--- GIVEN TASK ---
Each entry below must be repeated exactly, with pictures left out.

--- PROVIDED RECORDS ---

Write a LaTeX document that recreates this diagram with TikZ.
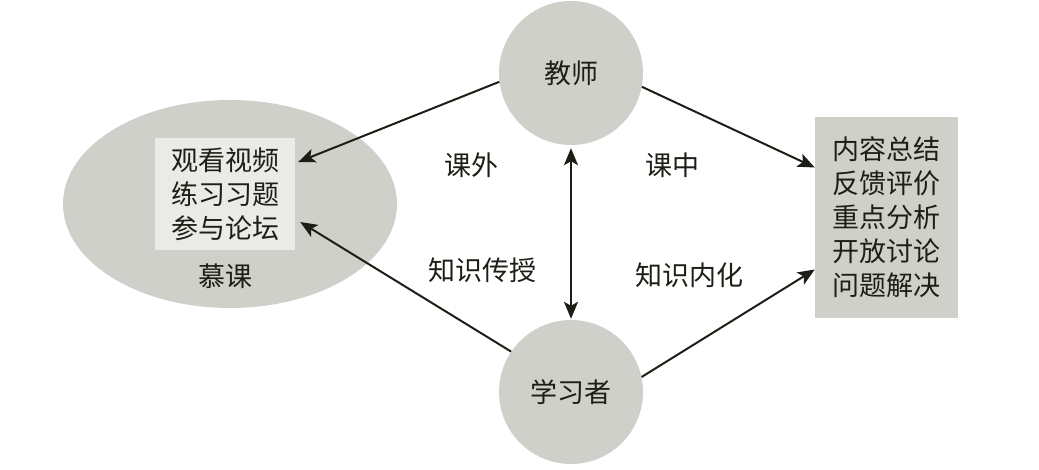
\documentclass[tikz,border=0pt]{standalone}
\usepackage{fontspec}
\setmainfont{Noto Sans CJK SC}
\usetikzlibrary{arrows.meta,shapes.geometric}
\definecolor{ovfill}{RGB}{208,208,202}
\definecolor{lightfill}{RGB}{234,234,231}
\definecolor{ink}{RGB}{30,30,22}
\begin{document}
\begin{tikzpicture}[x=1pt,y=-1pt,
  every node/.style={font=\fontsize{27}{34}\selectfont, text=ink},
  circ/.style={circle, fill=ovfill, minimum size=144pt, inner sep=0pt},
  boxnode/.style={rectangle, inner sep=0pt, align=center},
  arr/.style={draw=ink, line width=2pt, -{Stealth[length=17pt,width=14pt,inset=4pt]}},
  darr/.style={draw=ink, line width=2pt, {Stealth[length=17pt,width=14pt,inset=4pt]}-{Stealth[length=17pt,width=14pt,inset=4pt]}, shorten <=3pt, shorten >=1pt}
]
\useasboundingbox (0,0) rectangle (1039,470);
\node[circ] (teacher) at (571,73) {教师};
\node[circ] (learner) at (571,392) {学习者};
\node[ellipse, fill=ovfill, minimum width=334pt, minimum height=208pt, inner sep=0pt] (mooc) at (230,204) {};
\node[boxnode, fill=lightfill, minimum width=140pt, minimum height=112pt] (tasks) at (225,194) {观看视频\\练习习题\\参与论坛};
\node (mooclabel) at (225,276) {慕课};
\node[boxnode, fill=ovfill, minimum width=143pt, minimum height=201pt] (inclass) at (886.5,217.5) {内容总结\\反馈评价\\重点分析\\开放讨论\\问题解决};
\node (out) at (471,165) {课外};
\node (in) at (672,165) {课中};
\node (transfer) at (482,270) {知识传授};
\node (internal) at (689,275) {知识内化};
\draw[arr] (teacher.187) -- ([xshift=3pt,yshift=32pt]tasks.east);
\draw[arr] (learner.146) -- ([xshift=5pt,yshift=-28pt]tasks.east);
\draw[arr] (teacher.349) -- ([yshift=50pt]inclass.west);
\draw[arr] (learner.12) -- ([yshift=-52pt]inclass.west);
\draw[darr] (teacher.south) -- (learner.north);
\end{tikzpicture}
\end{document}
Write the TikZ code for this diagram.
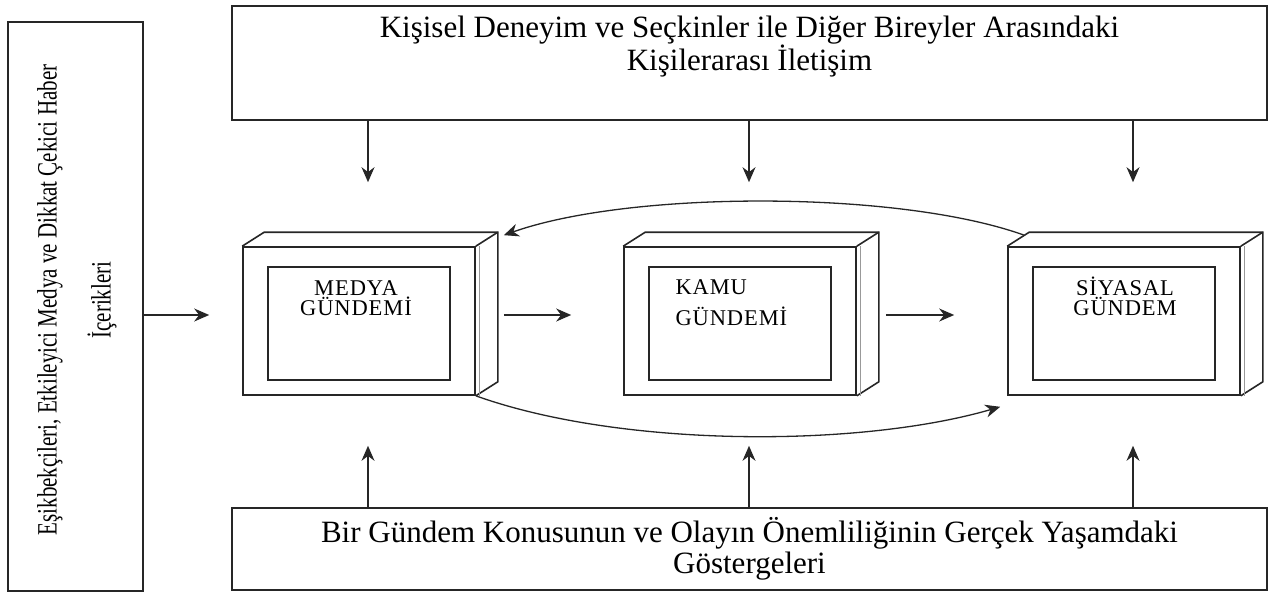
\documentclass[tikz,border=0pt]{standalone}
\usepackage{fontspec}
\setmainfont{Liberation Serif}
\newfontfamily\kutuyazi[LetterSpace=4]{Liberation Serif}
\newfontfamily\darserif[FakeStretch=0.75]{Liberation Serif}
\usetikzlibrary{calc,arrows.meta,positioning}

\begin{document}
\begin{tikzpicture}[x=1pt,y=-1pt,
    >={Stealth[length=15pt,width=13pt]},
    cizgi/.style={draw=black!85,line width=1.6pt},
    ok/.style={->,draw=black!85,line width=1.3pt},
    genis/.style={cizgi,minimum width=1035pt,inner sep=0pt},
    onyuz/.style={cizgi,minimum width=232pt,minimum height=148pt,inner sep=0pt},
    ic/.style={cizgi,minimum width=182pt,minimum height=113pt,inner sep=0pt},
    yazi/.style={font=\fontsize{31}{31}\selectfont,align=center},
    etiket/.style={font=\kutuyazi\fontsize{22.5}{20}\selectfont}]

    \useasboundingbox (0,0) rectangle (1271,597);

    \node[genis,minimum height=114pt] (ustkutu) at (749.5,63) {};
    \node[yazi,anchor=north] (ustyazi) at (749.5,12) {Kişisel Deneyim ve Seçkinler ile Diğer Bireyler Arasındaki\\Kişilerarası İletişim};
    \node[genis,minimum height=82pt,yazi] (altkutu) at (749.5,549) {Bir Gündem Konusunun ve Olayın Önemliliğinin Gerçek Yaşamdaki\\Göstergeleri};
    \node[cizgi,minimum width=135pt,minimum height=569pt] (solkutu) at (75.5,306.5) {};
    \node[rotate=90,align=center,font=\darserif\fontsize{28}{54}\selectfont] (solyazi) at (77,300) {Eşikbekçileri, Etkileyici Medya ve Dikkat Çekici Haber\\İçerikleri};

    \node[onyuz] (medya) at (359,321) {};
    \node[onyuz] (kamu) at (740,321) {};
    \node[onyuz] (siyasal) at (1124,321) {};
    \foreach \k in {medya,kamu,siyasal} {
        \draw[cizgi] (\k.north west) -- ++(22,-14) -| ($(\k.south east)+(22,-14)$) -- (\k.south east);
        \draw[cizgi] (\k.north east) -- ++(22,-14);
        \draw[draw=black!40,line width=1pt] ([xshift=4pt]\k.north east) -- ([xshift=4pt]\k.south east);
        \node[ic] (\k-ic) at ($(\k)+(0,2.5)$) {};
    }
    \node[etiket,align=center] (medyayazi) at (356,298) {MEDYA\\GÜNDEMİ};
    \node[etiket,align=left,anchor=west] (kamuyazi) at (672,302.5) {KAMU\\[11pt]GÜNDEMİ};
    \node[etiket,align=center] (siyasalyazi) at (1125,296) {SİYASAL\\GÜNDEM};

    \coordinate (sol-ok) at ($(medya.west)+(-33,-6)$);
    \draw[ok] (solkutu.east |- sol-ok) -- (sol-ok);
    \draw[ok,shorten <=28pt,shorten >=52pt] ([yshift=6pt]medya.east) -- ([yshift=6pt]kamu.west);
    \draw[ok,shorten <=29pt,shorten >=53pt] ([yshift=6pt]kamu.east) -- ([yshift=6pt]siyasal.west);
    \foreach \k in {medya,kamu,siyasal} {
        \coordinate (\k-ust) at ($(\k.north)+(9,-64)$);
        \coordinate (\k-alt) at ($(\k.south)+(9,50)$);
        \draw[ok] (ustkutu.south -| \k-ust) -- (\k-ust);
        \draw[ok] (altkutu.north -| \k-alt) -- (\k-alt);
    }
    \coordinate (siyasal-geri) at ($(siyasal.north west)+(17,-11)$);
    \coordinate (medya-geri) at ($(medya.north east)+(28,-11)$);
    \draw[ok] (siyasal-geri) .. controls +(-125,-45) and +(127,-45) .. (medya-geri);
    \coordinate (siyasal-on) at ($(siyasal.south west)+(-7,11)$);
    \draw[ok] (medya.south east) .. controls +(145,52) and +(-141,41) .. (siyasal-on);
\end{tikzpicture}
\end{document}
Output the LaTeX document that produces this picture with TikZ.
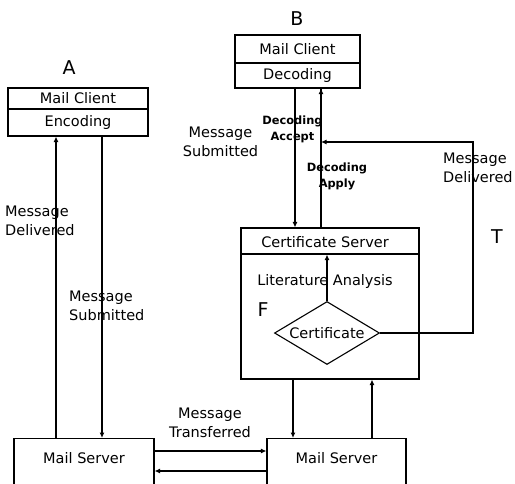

--- RESPONSE ---
Write a LaTeX document that recreates this diagram with TikZ.
\documentclass[tikz,border=0pt]{standalone}
\usepackage{fontspec}
\setmainfont{Noto Sans CJK SC}
\usetikzlibrary{arrows.meta,shapes.geometric}
\definecolor{ovfill}{RGB}{208,208,202}
\definecolor{lightfill}{RGB}{234,234,231}
\definecolor{ink}{RGB}{30,30,22}
\begin{document}
\begin{tikzpicture}[x=1pt,y=-1pt,
  every node/.style={font=\fontsize{27}{34}\selectfont, text=ink},
  circ/.style={circle, fill=ovfill, minimum size=144pt, inner sep=0pt},
  boxnode/.style={rectangle, inner sep=0pt, align=center},
  arr/.style={draw=ink, line width=2pt, -{Stealth[length=17pt,width=14pt,inset=4pt]}},
  darr/.style={draw=ink, line width=2pt, {Stealth[length=17pt,width=14pt,inset=4pt]}-{Stealth[length=17pt,width=14pt,inset=4pt]}, shorten <=3pt, shorten >=1pt}
]
\useasboundingbox (0,0) rectangle (1039,470);
\node[circ] (teacher) at (571,73) {教师};
\node[circ] (learner) at (571,392) {学习者};
\node[ellipse, fill=ovfill, minimum width=334pt, minimum height=208pt, inner sep=0pt] (mooc) at (230,204) {};
\node[boxnode, fill=lightfill, minimum width=140pt, minimum height=112pt] (tasks) at (225,194) {观看视频\\练习习题\\参与论坛};
\node (mooclabel) at (225,276) {慕课};
\node[boxnode, fill=ovfill, minimum width=143pt, minimum height=201pt] (inclass) at (886.5,217.5) {内容总结\\反馈评价\\重点分析\\开放讨论\\问题解决};
\node (out) at (471,165) {课外};
\node (in) at (672,165) {课中};
\node (transfer) at (482,270) {知识传授};
\node (internal) at (689,275) {知识内化};
\draw[arr] (teacher.187) -- ([xshift=3pt,yshift=32pt]tasks.east);
\draw[arr] (learner.146) -- ([xshift=5pt,yshift=-28pt]tasks.east);
\draw[arr] (teacher.349) -- ([yshift=50pt]inclass.west);
\draw[arr] (learner.12) -- ([yshift=-52pt]inclass.west);
\draw[darr] (teacher.south) -- (learner.north);
\end{tikzpicture}
\end{document}
Write the TikZ code for this diagram.
\documentclass[tikz,border=0pt]{standalone}
\usepackage{fontspec}
\setmainfont{Liberation Serif}
\newfontfamily\kutuyazi[LetterSpace=4]{Liberation Serif}
\newfontfamily\darserif[FakeStretch=0.75]{Liberation Serif}
\usetikzlibrary{calc,arrows.meta,positioning}

\begin{document}
\begin{tikzpicture}[x=1pt,y=-1pt,
    >={Stealth[length=15pt,width=13pt]},
    cizgi/.style={draw=black!85,line width=1.6pt},
    ok/.style={->,draw=black!85,line width=1.3pt},
    genis/.style={cizgi,minimum width=1035pt,inner sep=0pt},
    onyuz/.style={cizgi,minimum width=232pt,minimum height=148pt,inner sep=0pt},
    ic/.style={cizgi,minimum width=182pt,minimum height=113pt,inner sep=0pt},
    yazi/.style={font=\fontsize{31}{31}\selectfont,align=center},
    etiket/.style={font=\kutuyazi\fontsize{22.5}{20}\selectfont}]

    \useasboundingbox (0,0) rectangle (1271,597);

    \node[genis,minimum height=114pt] (ustkutu) at (749.5,63) {};
    \node[yazi,anchor=north] (ustyazi) at (749.5,12) {Kişisel Deneyim ve Seçkinler ile Diğer Bireyler Arasındaki\\Kişilerarası İletişim};
    \node[genis,minimum height=82pt,yazi] (altkutu) at (749.5,549) {Bir Gündem Konusunun ve Olayın Önemliliğinin Gerçek Yaşamdaki\\Göstergeleri};
    \node[cizgi,minimum width=135pt,minimum height=569pt] (solkutu) at (75.5,306.5) {};
    \node[rotate=90,align=center,font=\darserif\fontsize{28}{54}\selectfont] (solyazi) at (77,300) {Eşikbekçileri, Etkileyici Medya ve Dikkat Çekici Haber\\İçerikleri};

    \node[onyuz] (medya) at (359,321) {};
    \node[onyuz] (kamu) at (740,321) {};
    \node[onyuz] (siyasal) at (1124,321) {};
    \foreach \k in {medya,kamu,siyasal} {
        \draw[cizgi] (\k.north west) -- ++(22,-14) -| ($(\k.south east)+(22,-14)$) -- (\k.south east);
        \draw[cizgi] (\k.north east) -- ++(22,-14);
        \draw[draw=black!40,line width=1pt] ([xshift=4pt]\k.north east) -- ([xshift=4pt]\k.south east);
        \node[ic] (\k-ic) at ($(\k)+(0,2.5)$) {};
    }
    \node[etiket,align=center] (medyayazi) at (356,298) {MEDYA\\GÜNDEMİ};
    \node[etiket,align=left,anchor=west] (kamuyazi) at (672,302.5) {KAMU\\[11pt]GÜNDEMİ};
    \node[etiket,align=center] (siyasalyazi) at (1125,296) {SİYASAL\\GÜNDEM};

    \coordinate (sol-ok) at ($(medya.west)+(-33,-6)$);
    \draw[ok] (solkutu.east |- sol-ok) -- (sol-ok);
    \draw[ok,shorten <=28pt,shorten >=52pt] ([yshift=6pt]medya.east) -- ([yshift=6pt]kamu.west);
    \draw[ok,shorten <=29pt,shorten >=53pt] ([yshift=6pt]kamu.east) -- ([yshift=6pt]siyasal.west);
    \foreach \k in {medya,kamu,siyasal} {
        \coordinate (\k-ust) at ($(\k.north)+(9,-64)$);
        \coordinate (\k-alt) at ($(\k.south)+(9,50)$);
        \draw[ok] (ustkutu.south -| \k-ust) -- (\k-ust);
        \draw[ok] (altkutu.north -| \k-alt) -- (\k-alt);
    }
    \coordinate (siyasal-geri) at ($(siyasal.north west)+(17,-11)$);
    \coordinate (medya-geri) at ($(medya.north east)+(28,-11)$);
    \draw[ok] (siyasal-geri) .. controls +(-125,-45) and +(127,-45) .. (medya-geri);
    \coordinate (siyasal-on) at ($(siyasal.south west)+(-7,11)$);
    \draw[ok] (medya.south east) .. controls +(145,52) and +(-141,41) .. (siyasal-on);
\end{tikzpicture}
\end{document}
Output the LaTeX document that produces this picture with TikZ.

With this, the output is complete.